When driving around Arizona, I'm always on the lookout for the perfect saguaro. The Perfect Saguaro is the paradigm of pulchritudinous cactus. It has two arms, unevenly staggered, with a full trunk. Many saguaros have more than two arms, or none at all, or the arms are of uncouth length, or there are other growths atop the main trunk. This candidate at Organ Pipe is the closest I've come to finding The Perfect Saguaro. It's not there yet--it needs to fill out a bit more--but maybe in 10 years (when I finally find that stupid Owl) it'll be ready. I shall pin a bio-degradable blue ribbon on it. 


The saguaro and organ-pipe cacti are the most dominant and imposing lifeforms in the area, but there is plenty of dimunative-but-tough salt-brush, creosote, and cholla as well. This scrub provides the equivalent of a deciduous forest canopy, sort of inverted, and holds most of the avian life. Sado-masochistic Cactus Wrens and spherical Black-tailed Gnatcatchers are among the most audible and noticeable.




Organ Pipe's cup also doth overfloweth with myiarchus Flycatchers, with the numerous Ash-throated Flycatchers ceding the vocalization contest to their bigger, yellower, Brown-crested cousins.



The flowering saguaros sustain their own small ecosystems with many species of bee and other insects, as well as birds and bats all revolving around these dainty flowers. Scott's Orioles are big fans of the flowering saguaro, though they eschew the Woodpecker preference for living (and doing other things) in the same place they eat, so instead nest in the palo verde and mesquite, especially the trees have a nice mistletoe infestation.  


On the most recent return home from Organ Pipe, I made a quick stop at Base Meridian WMA in west Phoenix, still trying for that nifty Ridgway's Rail shot. This trip was also a bust, respective of the objective, even if there were hundreds of nesting Cliff Swallows and a weirdly active Lesser Nighthawk.


The B&M Meridian is great for Cuckoos later in the summer, as well as Least Bittern, and it also is/was one of the better areas in Phoenix to see Barn Owls. And Barn Owls are cooler than Ridgway's Rails anyway right? Well, that argument is moot if the Owl is dead, and the only bird I could find at B&M had caught such a case. This brings the tally of dead Barn Owls I have seen to 5, more than twice as many as I've seen alive.

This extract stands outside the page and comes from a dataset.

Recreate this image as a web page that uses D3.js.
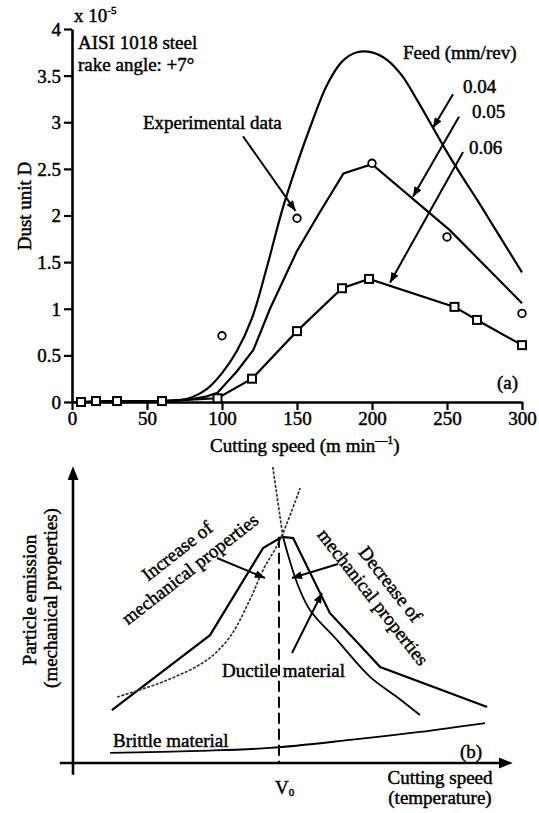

And yet, despite these recent disappointments, I am not depressed. Despite the knowledge that bird-blog-culture-defining people are currently galavanting through the Maine forests and coastland, racking up lifers and tails most glorious, I am not disturbed with envy nor pangs of inadequacy. Why not? Because there are breeding Flame-colored Tanagers AND Tufted Flycatchers, to say little of Elegant Trogons and what not, in Ramsey Canyon right now, and I will be cutting loose to that feather-friendly Mecca on Thursday. How's that for consolation?